Wednesday, February 17, 2010

romance?

How can my parents who will be married for 39 years this april still hold hands and kiss each other? I can not comprehend how they still love each other after all this time. I also cannot understand how I grew up with such parents that are so in love, in fact not one member in my entire family is divorced. Everyone has had a long lasting, loving marriage. Yet I am so cynical when it come to love and romance. In fact what the hell is romance? because to me its just something from my parents generation. I feel like romance is as rare as needle in a haystack and love is as rare as a diamond in the.. You know where I"m going with this. (He point I am making is I, one who grew up with a man bringing home a woman flowers just because, and parents who did adore each other is more screwed than parents who ended in divorce. Before you jump me let me give my point of view. My parents gave me this completely unrealistic idea of how love is suppose to be. Now that I am a 23 year old woman I have learned all men suck and the love my parents have for each other does not exist in this generation. People lie, cheat whatever, not just men but woman too. I have my faults so do all the men from my past. Love has become like a business plan. People do not follow their gut or their heart, that world be as foolish as following a hunch in business. Love has become something that one weighs and measures the cost and pain ahead of time before they make the decision to follow through. No more sending flowers, notes, chocolates, putting in any effort for the person your care about. My father said he would have flown anywhere if my mother was there. My mother said she knew by the first date he was the one. Today that just doesn't exist. So thank you dad because you know what the fathers that show their daughters how bad can men suck are bad but the dads who show how good men are and just the men you know bad are pretty sucky too. In the words of my dear friend nicole marci "men suck.. Buy me a drink"
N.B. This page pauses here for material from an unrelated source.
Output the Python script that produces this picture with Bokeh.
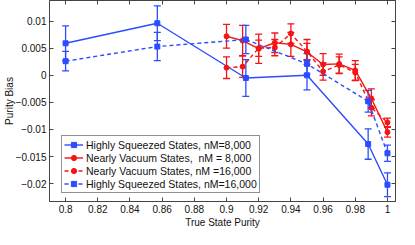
from bokeh.plotting import figure
from bokeh.models import (ColumnDataSource, Whisker, TeeHead, LinearAxis, FixedTicker,
                          Legend, LegendItem, Range1d)
from bokeh.embed import file_html
from bokeh.resources import INLINE

# ---- data ----
hs8_x = [0.8, 0.857, 0.912, 0.95, 0.988, 1.0]
hs8_y = [0.0059, 0.0096, -0.0005, 0.0000, -0.0127, -0.0202]
hs8_e = [0.0032, 0.0032, 0.0034, 0.0027, 0.0028, 0.0022]

nv8_x = [0.9, 0.91, 0.92, 0.93, 0.94, 0.95, 0.96, 0.97, 0.98, 0.99, 1.0]
nv8_y = [0.0072, 0.0064, 0.0049, 0.0060, 0.0057, 0.0043, 0.0020, 0.0021, 0.0009, -0.0043, -0.0105]
nv8_e = [0.0022, 0.0028, 0.0027, 0.0018, 0.0022, 0.0023, 0.0020, 0.0018, 0.0018, 0.0018, 0.0009]

nv16_x = [0.9, 0.91, 0.92, 0.93, 0.94, 0.95, 0.96, 0.97, 0.98, 0.99, 1.0]
nv16_y = [0.0014, 0.0016, 0.0050, 0.0051, 0.0077, 0.0044, 0.0007, 0.0019, 0.0005, -0.0060, -0.0087]
nv16_e = [0.0020, 0.0020, 0.0015, 0.0015, 0.0018, 0.0015, 0.0016, 0.0015, 0.0015, 0.0015, 0.0008]

hs16_x = [0.8, 0.857, 0.912, 0.95, 0.988, 1.0]
hs16_y = [0.0026, 0.0053, 0.0066, 0.0021, -0.0048, -0.0144]
hs16_e = [0.0018, 0.0026, 0.0026, 0.0019, 0.0020, 0.0015]

labels = ["Highly Squeezed States, nM=8,000",
          "Nearly Vacuum States,  nM = 8,000",
          "Nearly Vacuum States, nM =16,000",
          "Highly Squeezed States, nM=16,000"]

xticks = [0.8, 0.82, 0.84, 0.86, 0.88, 0.9, 0.92, 0.94, 0.96, 0.98, 1.0]
xtick_labels = ["0.8", "0.82", "0.84", "0.86", "0.88", "0.9", "0.92", "0.94", "0.96", "0.98", "1"]
yticks = [-0.02, -0.015, -0.01, -0.005, 0.0, 0.005, 0.01]
ytick_labels = ["\u22120.02", "\u22120.015", "\u22120.01", "\u22120.005", "0", "0.005", "0.01"]
x_title = "True State Purity"
y_title = "Purity Bias"

BLUE = "#2b4cff"
RED = "#f51414"
FONT = "Liberation Sans"

p = figure(frame_width=346, frame_height=201, output_backend="svg", toolbar_location=None,
           x_range=Range1d(0.79, 1.005), y_range=Range1d(-0.0233, 0.0138),
           min_border_left=0, min_border_right=10, min_border_top=0, min_border_bottom=0)
p.xgrid.visible = False
p.ygrid.visible = False
p.outline_line_color = "#444444"
p.outline_line_width = 1
p.background_fill_color = "white"
p.border_fill_color = "white"

series = [
    (hs8_x, hs8_y, hs8_e, BLUE, "solid", "square"),
    (nv8_x, nv8_y, nv8_e, RED, "solid", "circle"),
    (nv16_x, nv16_y, nv16_e, RED, "4 3", "circle"),
    (hs16_x, hs16_y, hs16_e, BLUE, "4 3", "square"),
]

items = []
for (xs, ys, es, col, dash, mk), lab in zip(series, labels):
    src = ColumnDataSource(dict(x=xs, y=ys,
                                lo=[y - e for y, e in zip(ys, es)],
                                hi=[y + e for y, e in zip(ys, es)]))
    w = Whisker(base="x", lower="lo", upper="hi", source=src,
                line_color=col, line_width=1.3,
                lower_head=TeeHead(size=7, line_color=col, line_width=1.3),
                upper_head=TeeHead(size=7, line_color=col, line_width=1.3))
    p.add_layout(w)
    ln = p.line("x", "y", source=src, line_color=col, line_width=1.4, line_dash=dash)
    sc = p.scatter("x", "y", source=src, marker=mk, size=5, fill_color=col, line_color=col)
    items.append(LegendItem(label=lab, renderers=[ln, sc]))

legend = Legend(items=items, location=(12, 8), border_line_color="#222222",
                border_line_width=1, background_fill_alpha=1, padding=2, spacing=0,
                margin=0, label_text_font=FONT, label_text_font_size="10.5px",
                label_height=13, glyph_height=13, glyph_width=19, label_standoff=3,
                label_text_color="#111111")
p.add_layout(legend, "center")

def style(ax, ticks, tick_labels, show_labels):
    ax.ticker = FixedTicker(ticks=ticks)
    ax.major_label_overrides = dict(zip(ticks, tick_labels))
    ax.major_tick_in = 4
    ax.major_tick_out = 0
    ax.minor_tick_line_color = None
    ax.axis_line_color = "#444444"
    ax.major_tick_line_color = "#444444"
    ax.major_label_text_font = FONT
    ax.major_label_text_font_size = "10px"
    ax.major_label_text_color = "#111111"
    ax.major_label_standoff = 3
    ax.axis_label_text_font = FONT
    ax.axis_label_text_font_size = "10px"
    ax.axis_label_text_font_style = "normal"
    ax.axis_label_text_color = "#111111"
    ax.axis_label_standoff = -2
    if not show_labels:
        ax.major_label_text_font_size = "0px"
        ax.major_label_standoff = 0
        ax.axis_label_standoff = 0

style(p.xaxis[0], xticks, xtick_labels, True)
style(p.yaxis[0], yticks, ytick_labels, True)
p.yaxis[0].axis_label = y_title
p.xaxis[0].axis_label = x_title
p.xaxis[0].major_label_standoff = 3
p.xaxis[0].axis_label_standoff = 1

top = LinearAxis()
right = LinearAxis()
style(top, xticks, [""] * len(xticks), False)
style(right, yticks, [""] * len(yticks), False)
p.add_layout(top, "above")
p.add_layout(right, "right")

open("out.html", "w").write(file_html(p, INLINE))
Tuesday, February 16, 2010

working girl

Now it is official, I am a working girl. Today I filed out paperwork and I'm in the system. I actually had a conversation about 401k's and vacation days and the big one salary. A year ago I didn't even know what a 401k was. Now I must meet my monthly quota, wear suits, and worst of all get up at 6am. I couldn't help but remember the days when I would dream about this. I would say "I can't wait to have a real job." I only thought about the money and enjoying my weekends off. I had no idea 9 to 5 was a made up term Dolly sang about and it isn't actually an average work schedule. I am so glad I went to europe when I did. Now I feel like I had the life experience not many people can have at a time I do not have to worry about mortgages or babies. Going to europe was my dream. When people would say what do you want to do when you grow up, or what's your dream, I would say "go to Europe." Now that it"s over I'm a little depressed. But I got to do it. For that I thank God for. Now that I'm a working girl I have no idea when my next vacation will be. II worry though. I worry I will fail. I worry I won't have any fun anymore. I worry I will loose myself in my work and can't have time to be me. I wish I could just go back to Europe.